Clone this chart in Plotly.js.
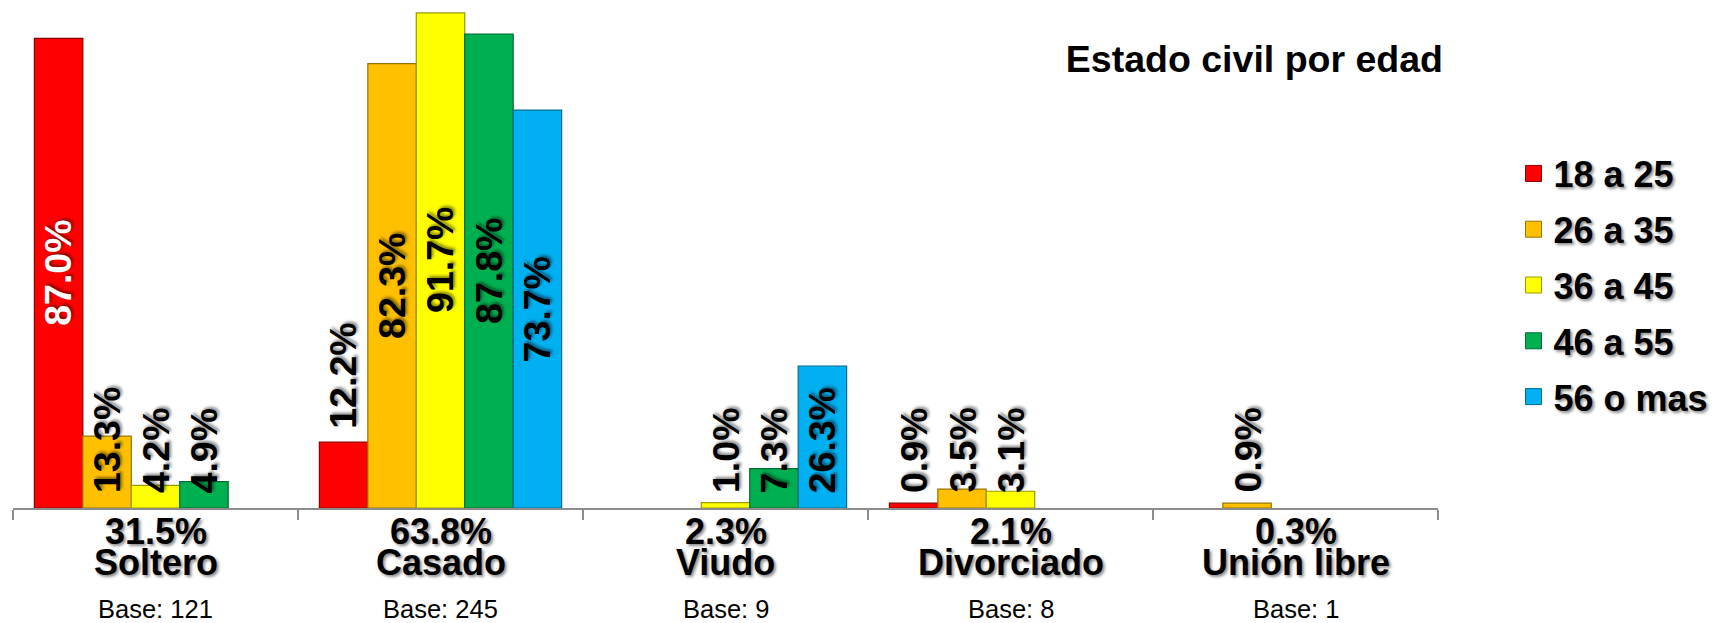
<!DOCTYPE html>
<html>
<head>
<meta charset="utf-8">
<script src="https://cdn.plot.ly/plotly-3.0.1.min.js"></script>
<style>html,body{margin:0;padding:0;background:#fff;}#chart{width:1714px;height:623px;}</style>
</head>
<body>
<div id="chart"></div>
<script>
// ---- data ----
const categories = ['Soltero', 'Casado', 'Viudo', 'Divorciado', 'Unión libre'];
const totals = [31.5, 63.8, 2.3, 2.1, 0.3];
const bases = [121, 245, 9, 8, 1];
const seriesNames = ['18 a 25', '26 a 35', '36 a 45', '46 a 55', '56 o mas'];
const s18_25 = [87.0, 12.2, null, 0.9, null];
const s26_35 = [13.3, 82.3, null, 3.5, 0.9];
const s36_45 = [4.2, 91.7, 1.0, 3.1, null];
const s46_55 = [4.9, 87.8, 7.3, null, null];
const s56_mas = [null, 73.7, 26.3, null, null];
const seriesValues = [s18_25, s26_35, s36_45, s46_55, s56_mas];

// ---- styling ----
const colors = ['#FF0000', '#FFC000', '#FFFF00', '#00B050', '#00B0F0'];
const edges = ['#8B0000', '#9A7300', '#9A9A00', '#006B30', '#006A90'];
const labelColors = ['#FFFFFF', '#000000', '#000000', '#000000', '#000000'];
// label placement per series/category: mid = centred in bar, out = above bar end, base = near axis
const labelModes = [
  ['mid', 'out', null, 'base', null],
  ['base', 'mid', null, 'base', 'base'],
  ['base', 'mid', 'base', 'base', null],
  ['base', 'mid', 'base', null, null],
  [null, 'mid', 'base', null, null]
];
const FONT = 'Liberation Sans, Arial, Helvetica, sans-serif';
const SHADOW = '2px 2px 3px rgba(0,0,0,0.45)';
const bargap = 0.15;
const nSeries = seriesNames.length;
const barW = (1 - bargap) / nSeries;

const traces = seriesNames.map((name, j) => ({
  type: 'bar',
  name: name,
  x: categories,
  y: seriesValues[j],
  marker: {color: colors[j], line: {color: edges[j], width: 1.2}},
  showlegend: false,
  hoverinfo: 'x+y+name'
}));
// legend entries with larger square symbols
seriesNames.forEach((name, j) => {
  traces.push({
    type: 'scatter', mode: 'markers', name: name,
    x: [null], y: [null],
    marker: {symbol: 'square', size: 20, color: colors[j], line: {color: edges[j], width: 1}},
    legendgroup: 'g' + j,
    showlegend: true,
    hoverinfo: 'skip'
  });
});

const annotations = [];
seriesValues.forEach((vals, j) => {
  vals.forEach((v, i) => {
    if (v === null) return;
    const mode = labelModes[j][i];
    const xpos = i + (j - (nSeries - 1) / 2) * barW;
    const a = {
      x: xpos, xref: 'x', yref: 'y',
      text: v.toFixed(1) + '%',
      textangle: -90, showarrow: false,
      font: {family: FONT, size: 37.5, weight: 700, color: mode === 'mid' ? labelColors[j] : '#000000', shadow: SHADOW}
    };
    if (mode === 'mid') { a.y = v / 2; a.yanchor = 'middle'; }
    else if (mode === 'out') { a.y = v; a.yanchor = 'bottom'; a.yshift = 11; }
    else { a.y = 0; a.yanchor = 'bottom'; a.yshift = 13; }
    annotations.push(a);
  });
});
categories.forEach((c, i) => {
  annotations.push({
    x: c, xref: 'x', y: 0, yref: 'paper', yanchor: 'middle', yshift: -23,
    text: totals[i].toFixed(1) + '%', showarrow: false,
    font: {family: FONT, size: 36, weight: 700, color: '#000', shadow: SHADOW}
  });
  annotations.push({
    x: c, xref: 'x', y: 0, yref: 'paper', yanchor: 'middle', yshift: -54,
    text: c, showarrow: false,
    font: {family: FONT, size: 36, weight: 700, color: '#000', shadow: SHADOW}
  });
  annotations.push({
    x: c, xref: 'x', y: 0, yref: 'paper', yanchor: 'middle', yshift: -101,
    text: 'Base: ' + bases[i], showarrow: false,
    font: {family: FONT, size: 25.5, color: '#000'}
  });
});

const layout = {
  width: 1714, height: 623,
  margin: {l: 13, r: 276, t: 0, b: 115, autoexpand: false},
  paper_bgcolor: '#fff', plot_bgcolor: '#fff',
  barmode: 'group', bargap: bargap, bargroupgap: 0,
  title: {
    text: 'Estado civil por edad',
    x: 1443 / 1714, xanchor: 'right', y: 1 - 59 / 623, yanchor: 'middle',
    font: {family: FONT, size: 37.5, weight: 700, color: '#000'}
  },
  xaxis: {
    type: 'category', range: [-0.5, 4.5], fixedrange: true,
    showline: true, linecolor: '#8C8C8C', linewidth: 2,
    ticks: 'outside', tickson: 'boundaries', ticklen: 10, tickcolor: '#8C8C8C', tickwidth: 2,
    showticklabels: false, showgrid: false, zeroline: false
  },
  yaxis: {
    range: [0, 94.1], visible: false, showgrid: false, zeroline: false, fixedrange: true
  },
  legend: {
    x: 1.053, xanchor: 'left', y: 0.7175, yanchor: 'top',
    traceorder: 'grouped', tracegroupgap: 6,
    font: {family: FONT, size: 36, weight: 700, color: '#000', shadow: SHADOW},
    bgcolor: 'rgba(0,0,0,0)', itemclick: false
  },
  annotations: annotations,
  showlegend: true
};

Plotly.newPlot('chart', traces, layout, {displayModeBar: false, staticPlot: true});
</script>
</body>
</html>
──────────────────────────────
WHAT THE TASK REQUIRES | Restate the data word for word from its first line through the line with "const barW = (1 - bargap) / nSeries;", leaving out any picture along the way.

RESULT OF THE EXERCISE |
Clone this chart in Plotly.js.
<!DOCTYPE html>
<html>
<head>
<meta charset="utf-8">
<script src="https://cdn.plot.ly/plotly-3.0.1.min.js"></script>
<style>html,body{margin:0;padding:0;background:#fff;}#chart{width:1714px;height:623px;}</style>
</head>
<body>
<div id="chart"></div>
<script>
// ---- data ----
const categories = ['Soltero', 'Casado', 'Viudo', 'Divorciado', 'Unión libre'];
const totals = [31.5, 63.8, 2.3, 2.1, 0.3];
const bases = [121, 245, 9, 8, 1];
const seriesNames = ['18 a 25', '26 a 35', '36 a 45', '46 a 55', '56 o mas'];
const s18_25 = [87.0, 12.2, null, 0.9, null];
const s26_35 = [13.3, 82.3, null, 3.5, 0.9];
const s36_45 = [4.2, 91.7, 1.0, 3.1, null];
const s46_55 = [4.9, 87.8, 7.3, null, null];
const s56_mas = [null, 73.7, 26.3, null, null];
const seriesValues = [s18_25, s26_35, s36_45, s46_55, s56_mas];

// ---- styling ----
const colors = ['#FF0000', '#FFC000', '#FFFF00', '#00B050', '#00B0F0'];
const edges = ['#8B0000', '#9A7300', '#9A9A00', '#006B30', '#006A90'];
const labelColors = ['#FFFFFF', '#000000', '#000000', '#000000', '#000000'];
// label placement per series/category: mid = centred in bar, out = above bar end, base = near axis
const labelModes = [
  ['mid', 'out', null, 'base', null],
  ['base', 'mid', null, 'base', 'base'],
  ['base', 'mid', 'base', 'base', null],
  ['base', 'mid', 'base', null, null],
  [null, 'mid', 'base', null, null]
];
const FONT = 'Liberation Sans, Arial, Helvetica, sans-serif';
const SHADOW = '2px 2px 3px rgba(0,0,0,0.45)';
const bargap = 0.15;
const nSeries = seriesNames.length;
const barW = (1 - bargap) / nSeries;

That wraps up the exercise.